9

Please note that this is about a thread-safe LRU cache (not simply a LRU cache as specified in https://leetcode.com/problems/lru-cache/description/). It isn't a duplicate of LRU cache design question as there are some tricky aspects of Locking Hashtable/Linkedlist(LL) that aren't addressed in other multithreaded LRU design questions.

The credited approach on how to make LRU cache thread-safe in C++ seems to be all over the place. I noticed some links mentioning that locking both Hashtable/LL is ok while some others don't directly address the issue in C++ and just vaguely discuss various ways to do it.

  • Can someone describe a functional and efficient approach using locks that includes what's locked and when implementing a multithreaded version of the LRU cache in C++ https://leetcode.com/problems/lru-cache/description/ so all get/set operations are O(1) ?

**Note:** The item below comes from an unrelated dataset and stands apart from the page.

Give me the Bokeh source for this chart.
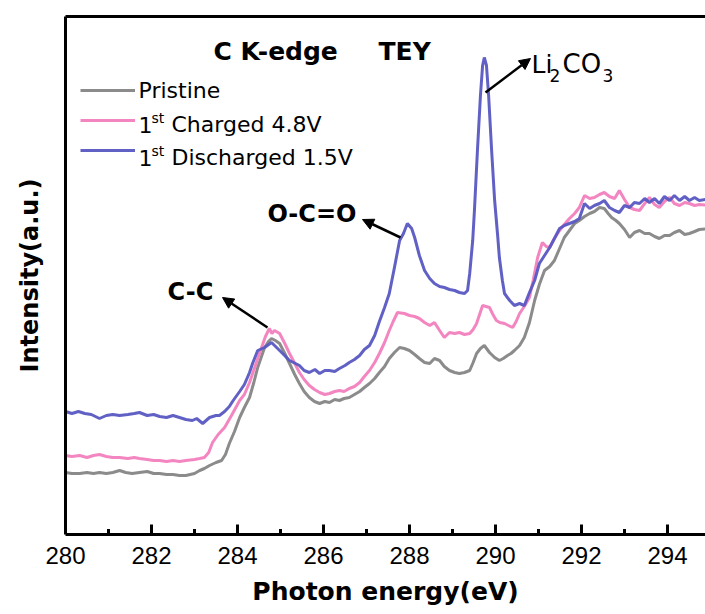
from bokeh.plotting import figure
from bokeh.models import (Range1d, LinearAxis, FixedTicker, Label, Arrow,
                          NormalHead, Legend, LegendItem)
from bokeh.embed import file_html
from bokeh.resources import INLINE

# ---------------- data (photon energy eV, intensity a.u.) ----------------
pristine = [(280.00,0.62),(280.15,0.61),(280.33,0.61),(280.50,0.62),(280.65,0.61),(280.79,0.62),(280.95,0.61),(281.10,0.62),(281.26,0.64),(281.40,0.62),(281.55,0.61),(281.72,0.62),(281.90,0.63),(282.05,0.61),(282.19,0.61),(282.35,0.60),(282.50,0.60),(282.65,0.59),(282.80,0.59),(283.00,0.61),(283.12,0.64),(283.23,0.66),(283.35,0.69),(283.50,0.72),(283.63,0.74),(283.72,0.80),(283.81,0.91),(283.93,1.03),(284.05,1.17),(284.16,1.27),(284.28,1.37),(284.38,1.52),(284.47,1.67),(284.55,1.77),(284.63,1.87),(284.72,1.93),(284.79,1.96),(284.88,1.94),(284.98,1.91),(285.10,1.81),(285.21,1.71),(285.33,1.60),(285.44,1.51),(285.55,1.43),(285.67,1.37),(285.79,1.33),(285.91,1.31),(286.03,1.33),(286.14,1.32),(286.26,1.35),(286.37,1.34),(286.48,1.36),(286.60,1.37),(286.72,1.40),(286.84,1.43),(286.95,1.47),(287.07,1.51),(287.19,1.56),(287.30,1.62),(287.42,1.68),(287.53,1.76),(287.65,1.82),(287.77,1.87),(287.88,1.86),(288.00,1.84),(288.12,1.80),(288.23,1.76),(288.35,1.72),(288.47,1.71),(288.58,1.76),(288.70,1.74),(288.81,1.68),(288.93,1.64),(289.05,1.62),(289.16,1.61),(289.28,1.62),(289.40,1.64),(289.48,1.72),(289.56,1.81),(289.65,1.86),(289.74,1.89),(289.86,1.82),(289.98,1.77),(290.09,1.74),(290.18,1.76),(290.28,1.79),(290.36,1.81),(290.44,1.84),(290.56,1.89),(290.67,1.97),(290.79,2.12),(290.91,2.34),(291.02,2.50),(291.14,2.64),(291.26,2.68),(291.37,2.74),(291.49,2.86),(291.60,2.97),(291.72,3.04),(291.84,3.11),(291.95,3.14),(292.07,3.18),(292.19,3.21),(292.30,3.23),(292.42,3.27),(292.53,3.26),(292.62,3.21),(292.70,3.17),(292.80,3.14),(292.88,3.11),(293.00,3.05),(293.12,2.97),(293.23,3.02),(293.35,3.04),(293.47,3.01),(293.58,3.01),(293.70,2.98),(293.81,2.96),(293.93,2.99),(294.05,2.99),(294.16,3.02),(294.28,3.04),(294.40,3.00),(294.51,3.01),(294.63,3.03),(294.74,3.05),(295.00,3.06)]

charged = [(280.00,0.79),(280.15,0.78),(280.33,0.79),(280.50,0.77),(280.65,0.79),(280.79,0.80),(280.95,0.78),(281.10,0.77),(281.26,0.77),(281.45,0.76),(281.60,0.77),(281.72,0.76),(281.90,0.75),(282.05,0.74),(282.19,0.74),(282.35,0.73),(282.50,0.74),(282.65,0.73),(282.80,0.74),(283.00,0.75),(283.12,0.76),(283.23,0.77),(283.33,0.82),(283.42,0.92),(283.55,1.00),(283.70,1.07),(283.86,1.19),(284.05,1.34),(284.16,1.40),(284.28,1.52),(284.40,1.67),(284.56,1.87),(284.65,1.98),(284.74,2.06),(284.80,2.01),(284.86,2.04),(284.98,2.01),(285.10,1.91),(285.21,1.81),(285.32,1.72),(285.44,1.62),(285.55,1.55),(285.67,1.49),(285.79,1.45),(285.91,1.42),(286.03,1.40),(286.14,1.41),(286.26,1.43),(286.37,1.44),(286.48,1.43),(286.60,1.46),(286.72,1.48),(286.84,1.52),(286.95,1.58),(287.07,1.64),(287.19,1.72),(287.30,1.81),(287.42,1.92),(287.53,2.04),(287.62,2.13),(287.72,2.22),(287.88,2.21),(288.00,2.19),(288.12,2.18),(288.23,2.16),(288.35,2.12),(288.47,2.09),(288.58,2.12),(288.70,2.04),(288.81,1.97),(288.93,2.02),(289.05,2.01),(289.16,2.02),(289.28,2.00),(289.40,2.01),(289.48,2.05),(289.56,2.11),(289.63,2.20),(289.70,2.29),(289.78,2.28),(289.86,2.27),(289.94,2.20),(290.02,2.14),(290.10,2.12),(290.21,2.11),(290.30,2.09),(290.40,2.07),(290.48,2.13),(290.56,2.21),(290.67,2.28),(290.79,2.37),(290.88,2.55),(290.98,2.77),(291.09,2.92),(291.18,2.88),(291.26,2.87),(291.37,2.96),(291.49,3.04),(291.60,3.10),(291.72,3.16),(291.84,3.21),(291.95,3.27),(292.07,3.39),(292.19,3.36),(292.30,3.37),(292.42,3.40),(292.53,3.42),(292.65,3.38),(292.77,3.36),(292.88,3.44),(293.00,3.35),(293.12,3.27),(293.23,3.25),(293.35,3.24),(293.47,3.31),(293.58,3.37),(293.70,3.30),(293.81,3.27),(293.93,3.33),(294.05,3.37),(294.16,3.31),(294.28,3.29),(294.40,3.32),(294.51,3.31),(294.63,3.29),(294.74,3.30),(295.00,3.29)]

discharged = [(280.00,1.23),(280.15,1.21),(280.30,1.23),(280.45,1.21),(280.60,1.20),(280.79,1.16),(280.95,1.19),(281.10,1.20),(281.26,1.19),(281.45,1.20),(281.60,1.21),(281.72,1.22),(281.90,1.19),(282.05,1.20),(282.19,1.18),(282.35,1.17),(282.50,1.19),(282.65,1.17),(282.80,1.15),(282.95,1.14),(283.05,1.16),(283.19,1.11),(283.35,1.17),(283.50,1.19),(283.58,1.19),(283.70,1.23),(283.81,1.28),(283.90,1.34),(284.05,1.43),(284.16,1.50),(284.28,1.62),(284.35,1.71),(284.47,1.84),(284.63,1.87),(284.79,1.92),(284.98,1.84),(285.21,1.74),(285.44,1.69),(285.55,1.64),(285.67,1.62),(285.80,1.65),(285.91,1.61),(286.03,1.64),(286.14,1.64),(286.26,1.63),(286.37,1.66),(286.50,1.69),(286.60,1.72),(286.72,1.75),(286.84,1.79),(286.95,1.85),(287.07,1.89),(287.19,1.99),(287.30,2.13),(287.42,2.27),(287.53,2.41),(287.65,2.67),(287.77,2.94),(287.86,3.01),(287.95,3.11),(288.05,3.06),(288.12,2.97),(288.23,2.79),(288.35,2.64),(288.47,2.56),(288.58,2.51),(288.70,2.48),(288.81,2.47),(288.93,2.45),(289.05,2.44),(289.16,2.42),(289.28,2.41),(289.35,2.44),(289.40,2.61),(289.47,2.94),(289.51,3.24),(289.58,3.84),(289.65,4.39),(289.70,4.69),(289.74,4.77),(289.79,4.69),(289.84,4.39),(289.91,3.84),(289.98,3.34),(290.05,2.99),(290.09,2.77),(290.16,2.54),(290.21,2.41),(290.33,2.34),(290.44,2.29),(290.56,2.31),(290.67,2.29),(290.79,2.42),(290.91,2.54),(291.02,2.71),(291.14,2.79),(291.26,2.87),(291.37,2.96),(291.49,3.06),(291.60,3.09),(291.72,3.11),(291.84,3.13),(291.95,3.16),(292.07,3.31),(292.19,3.26),(292.30,3.29),(292.42,3.31),(292.53,3.34),(292.65,3.27),(292.77,3.24),(292.88,3.22),(293.00,3.29),(293.12,3.27),(293.23,3.32),(293.35,3.31),(293.47,3.36),(293.58,3.32),(293.70,3.36),(293.81,3.31),(293.93,3.38),(294.05,3.34),(294.16,3.39),(294.28,3.34),(294.40,3.38),(294.51,3.34),(294.63,3.37),(294.74,3.34),(295.00,3.36)]

series_colors = ["#858585", "#F27FBD", "#5757C2"]
major_ticks = [280, 282, 284, 286, 288, 290, 292, 294]
minor_ticks = [281, 283, 285, 287, 289, 291, 293]

# ---------------- layout helpers (screen px -> data) ----------------
W, H = 705, 614
FL, FT, FB = 65, 16, 534
PX_PER_EV = 43.0
X0 = 280.0
X1 = X0 + (W - FL) / PX_PER_EV
Y1 = (FB - FT) / 100.0

def dx(px):
    return X0 + (px - FL) / PX_PER_EV

def dy(py):
    return (FB - py) / 100.0

TXT = "DejaVu Sans"

p = figure(width=W, height=H, output_backend="svg", toolbar_location=None,
           x_range=Range1d(X0, X1), y_range=Range1d(0, Y1),
           min_border_left=FL, min_border_right=0, min_border_top=FT,
           min_border_bottom=H - FB, x_axis_location=None, y_axis_location=None)
p.outline_line_color = None
p.grid.visible = False

# bottom axis (tick marks drawn inside the frame below)
xa = LinearAxis(ticker=FixedTicker(ticks=major_ticks))
xa.axis_line_width = 3
xa.major_tick_line_color = None
xa.minor_tick_line_color = None
xa.major_label_standoff = 6
xa.major_label_text_font = "Liberation Sans"
xa.major_label_text_font_size = "24px"
xa.major_label_text_color = "black"
xa.axis_label = "Photon energy(eV)"
xa.axis_label_text_font = TXT
xa.axis_label_text_font_style = "bold"
xa.axis_label_text_font_size = "25px"
xa.axis_label_text_color = "black"
xa.axis_label_standoff = 10
p.add_layout(xa, "below")

# left axis (no ticks)
ya = LinearAxis(ticker=FixedTicker(ticks=[]))
ya.axis_line_width = 3
ya.axis_label = "Intensity(a.u.)"
ya.axis_label_text_font = TXT
ya.axis_label_text_font_style = "bold"
ya.axis_label_text_font_size = "24px"
ya.axis_label_text_color = "black"
ya.axis_label_standoff = 22
ya.major_tick_line_color = None
ya.minor_tick_line_color = None
p.add_layout(ya, "left")

# top border
ta = LinearAxis(ticker=FixedTicker(ticks=[]))
ta.axis_line_width = 3
ta.major_tick_line_color = None
ta.minor_tick_line_color = None
p.add_layout(ta, "above")

# inward ticks
p.segment(x0=major_ticks, y0=[0] * len(major_ticks), x1=major_ticks,
          y1=[0.10] * len(major_ticks), line_color="black", line_width=3)
p.segment(x0=minor_ticks, y0=[0] * len(minor_ticks), x1=minor_ticks,
          y1=[0.055] * len(minor_ticks), line_color="black", line_width=3)

renderers = []
for data, col in zip([pristine, charged, discharged], series_colors):
    e, v = zip(*data)
    r = p.line(list(e), list(v), line_color=col, line_width=3, line_alpha=0.95)
    renderers.append(r)

# legend (line samples); texts drawn as labels to allow superscripts
leg = Legend(items=[LegendItem(label=" ", renderers=[r]) for r in renderers],
             location=(15, FB - 165), glyph_width=55, glyph_height=30,
             label_height=30, label_width=0, label_standoff=0, spacing=0,
             padding=0, margin=0, label_text_font_size="1px",
             background_fill_alpha=0, border_line_color=None)
p.add_layout(leg)

def lab(text, px, py, size, bold=False, font=TXT, align="left"):
    # py is the visual baseline in screen px; shift compensates the renderer
    p.add_layout(Label(x=dx(px), y=dy(py - 0.36 * size), text=text, text_font=font,
                       text_font_size=f"{size}px",
                       text_font_style="bold" if bold else "normal",
                       text_color="black", text_baseline="alphabetic",
                       text_align=align))

# legend texts
lab("Pristine", 138, 98, 22)
lab("1", 138, 132, 22)
lab("st", 151, 123, 14)
lab("Charged 4.8V", 171, 132, 22)
lab("1", 138, 165, 22)
lab("st", 151, 156, 14)
lab("Discharged 1.5V", 171, 165, 22)

# title
lab("C K-edge", 213, 60, 25, bold=True)
lab("TEY", 378, 60, 25, bold=True)

# annotations
lab("O-C=O", 267, 222, 24, bold=True)
lab("C-C", 167, 300, 24, bold=True)
lab("Li", 531, 73, 25)
lab("2", 549, 81, 17)
lab("CO", 562, 73, 26)
lab("3", 602, 81, 17)

def arrow(x0, y0, x1, y1):
    p.add_layout(Arrow(end=NormalHead(size=11, fill_color="black", line_color="black"),
                       x_start=dx(x0), y_start=dy(y0), x_end=dx(x1), y_end=dy(y1),
                       line_width=2.5, line_color="black"))

arrow(400, 237, 362, 219)
arrow(267, 327, 222, 297)
arrow(485, 92, 530, 58)

open("out.html", "w").write(file_html(p, INLINE))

  • how do caches such as memcached by Facebook implement multithreading support?

Joe Black
  • 191

2 Answers2

3

I have implemented this using a multiple readers/single writer lock. This is a type of lock that allows multiple threads to read from the cache at the same time, but only allows a single thread to write to the cache. The basic gist of it is something like this (pseudocode):

void put(ItemType item, KeyType key)
{
    cacheLock.lockForWriting();

    // If it is already in the list and map remove it
    list.remove(key);
    map.remove(key);

    // Now put it back into both
    map [ key ] = item;
    list.append(key);

    // If we're past the size limit of the cache, remove the least recently used item
    if (list.size() > MAX_CACHE_SIZE)
    {
        ListNode *oldKey = list.head;
        list.head = list.head.next;
        map.remove(oldKey->key);
        delete oldKey;
    }

    cacheLock.unlock();
}

ItemType* get(KeyType key)
{
    cacheLock.lockForReading();
    ItemType* item  = map [ key ];
    cacheLock.unlock();

    // NOTE: This assumes that the cache is not the owner of this object
    // If it is, then you need to either make a copy of it inside the lock 
    // above or use smart pointers instead of raw  pointers
    // because when it gets kicked out of the cache it will be deleted.
    return item;
}
user1118321
  • 4,981
1

I wrote a graphics card memory cacher in RAM: https://github.com/tugrul512bit/VirtualMultiArray

It uses n number of parallel "clock-second-chance-with-2-pointers" caches instead of doing multithreading for 1 cache. This way, each element access of virtual array needs only 1 lock and this lowers 50MB/s of single threaded lockless access throughput down to "only" around 25MB. The more locks added per cache, the worse for a single threaded access, like 10MB/s. But when all caches are used concurrently, running 64 threads on 8 logical cores, it goes up 215MB/s (these numbers from a Gaussian Blur benchmark with 4 byte data size per access and when getting "tiles of pixels" instead, the bandwidth goes 1.2GB/s).

Every independent cache has its own lock and maps onto a strided pattern of virtual array. Combining with other strides makes a whole array where any n neighbor cache lines are completely independent to lock.

Having an unordered map to find clock elements in O(1) already adds a not-so-negligible latency. Adding multithreading to each cache would further slow it down for single threaded usage. I think, losing latency to improving the hit-ratio must be better than reducing scalability. You can always have independent caches for arbitrary regions of array, not just a strided pattern. For example, 2D cache for image processing, where each cache is active only for a tile of image. Then many threads can work concurrently and fully efficient, even without locks, without atomics, but with requirement for a guarantee for threads to not go out of their tile boundaries.